The historian C. Vann Woodward was the most eloquent voice for this theory. He said the South did not share in the dominant American culture of military victory and economic success -- implying that in the '70s, the rest of the country could learn from the South how to handle its taste of defeat and failure. Even on race relations, many southerners felt that having been through the convulsions of the civil rights movement, the South now stood ready to lead the way to black-white harmony.

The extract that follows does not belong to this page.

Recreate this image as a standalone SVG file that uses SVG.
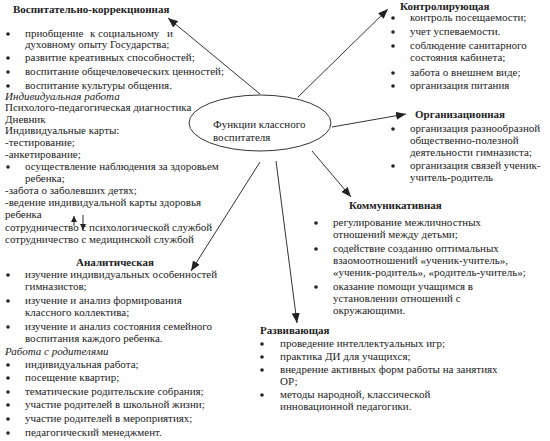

The November election results show how wrong those predictions were. Blacks and whites may be at peace in the South, but the sharpness with which they split on Election Day shows that the gulf between them hasn't narrowed nearly as much as people thought. The white South, supposedly sad and wise, hardly seemed put off by President Reagan's shiny talk of prosperity and strength; but the black South, supposedly rocketing upward, obviously didn't believe it.
Culturally, the big loser in the death of the South is the sense of deep tragedy and complication that once infused every aspect of the life of the region -- the quality that made William Faulkner possible. The South is still producing far more than its share of talented writers (the winner and runner-up for the latest American Book Award in fiction were both new-face southerners, Ellen Gilchrist and Padgett Powell), but they're mainly working the eccentric edges of the culture. The center now belongs to Southern Living and Hilton Head and Peachtree Plaza, I'm afraid.

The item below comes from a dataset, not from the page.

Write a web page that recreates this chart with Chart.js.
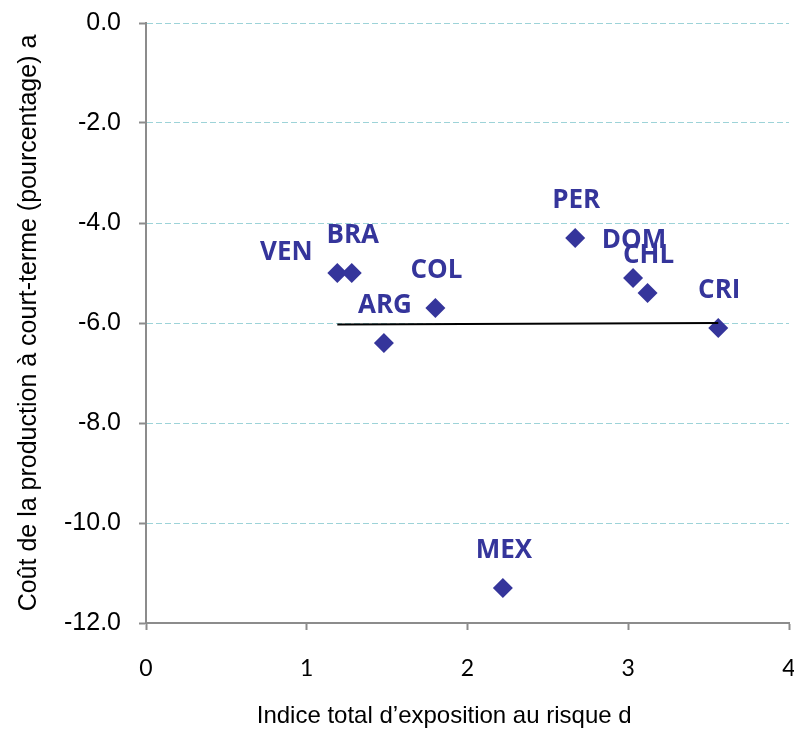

The big loser politically is the conservative southern Democratic Party, which only yesterday was as unquestionably in power as the PRI in Mexico. It used to be that the South wouldn't go Republican on grounds of race and of suspicion of ours, both emotions rooted in memories of Reconstruction. When segregation was finally banished from politics, southern Democrats lost half their sales pitch; as Yankees seem less scary, they are losing the other half.

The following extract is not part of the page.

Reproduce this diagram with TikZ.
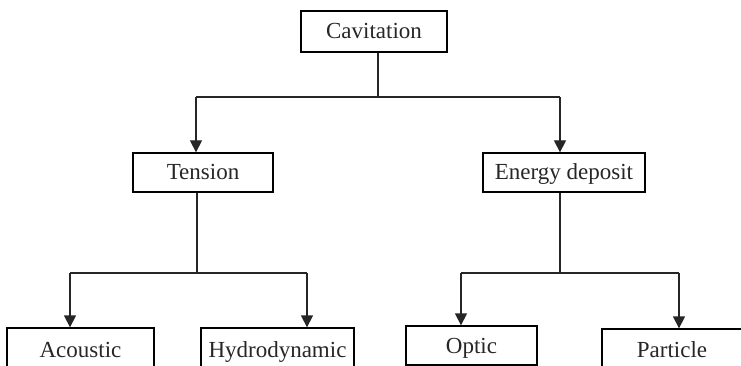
\documentclass[tikz,border=0pt]{standalone}
\usepackage{fontspec}
\setmainfont{Liberation Serif}
\usetikzlibrary{arrows.meta}
\begin{document}
\begin{tikzpicture}[x=1pt,y=-1pt,
  box/.style={draw, line width=1.3pt, inner sep=0pt, text height=15pt, text depth=0pt,
    font=\fontsize{23}{27}\selectfont, text=black!85},
  conn/.style={line width=1.3pt, draw=black!85},
  arr/.style={conn, -{Triangle[width=12pt,length=12pt]}}]
\useasboundingbox (0,0) rectangle (741,366);
\clip (0,0) rectangle (741,366);
\node[box, minimum width=146pt, minimum height=41pt] (cav) at (374,31.5) {Cavitation};
\node[box, minimum width=140pt, minimum height=39pt] (ten) at (203,172.5) {Tension};
\node[box, minimum width=162pt, minimum height=39pt] (ene) at (564,172.5) {Energy deposit};
\node[box, minimum width=147pt, minimum height=43pt] (aco) at (80.5,349.5) {Acoustic};
\node[box, minimum width=153pt, minimum height=43pt] (hyd) at (277.5,349.5) {Hydrodynamic};
\node[box, minimum width=131pt, minimum height=39pt] (opt) at (471.5,345.5) {Optic};
\node[box, minimum width=140pt, minimum height=41pt] (par) at (672,349.5) {Particle};
% junctions
\coordinate (j0) at (378,97);
\coordinate (jl) at (196,97);
\coordinate (jr) at (560,97);
\coordinate (k0) at (197,273);
\coordinate (kl) at (70,273);
\coordinate (kr) at (307,273);
\coordinate (m0) at (560,273);
\coordinate (ml) at (461,273);
\coordinate (mr) at (679,273);
\draw[conn] (j0 |- cav.south) -- (j0);
\draw[conn] (jl) -- (jr);
\draw[arr] (jl) -- (jl |- ten.north);
\draw[arr] (jr) -- (jr |- ene.north);
\draw[conn] (k0 |- ten.south) -- (k0);
\draw[conn] (kl) -- (kr);
\draw[arr] (kl) -- (kl |- aco.north);
\draw[arr] (kr) -- (kr |- hyd.north);
\draw[conn] (m0 |- ene.south) -- (m0);
\draw[conn] (ml) -- (mr);
\draw[arr] (ml) -- (ml |- opt.north);
\draw[arr] (mr) -- (mr |- par.north);
\end{tikzpicture}
\end{document}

What southern Democrats really stand for is something different: the classic rationale of a one-party-system political party, namely that it will get things done and cut everyone important in on the deal-making. But that's almost impossible to articulate in the age of media politics, when message is important.
When they had to run against liberals in Democratic primaries, conservative southern Democrats ran either as segregationists (in the '50s) or as conservatives (later on), and won easily. Running against Republicans who are serious candidates is much more difficult for them -- the Republicans attack them with their own conservative rhetoric, and the conservative Democrats are left grumbling privately that their opponents are ideologues who don't know how to deliver the goods. That's why, most notably in North Carolina and Texas, they're starting to lose even local races.
Southern Democrats do still believe that the South has a lesson to teach the rest of America, namely, that the Democratic Party should become more conservative. But as they lost to Republicans, the South won't any longer be able to put forth authentic claims that a different value system -- either superior or inferior -- exists there. You'll still hear that its men are more gallant and its life more graceful, but these claims will endure only because they're so unprovable.
One more outrageous proposition: In the parts of the South that really do have a mythology that distinguishes them from the rest of the country, it's the mythology of the Sun Belt. Everybody's scrambling to get rich, there's no past worth thinking about, and schemers, drifters, and dreamers abound. It may lack dignity, but those interested in regional culture and politics ought to pay it heed.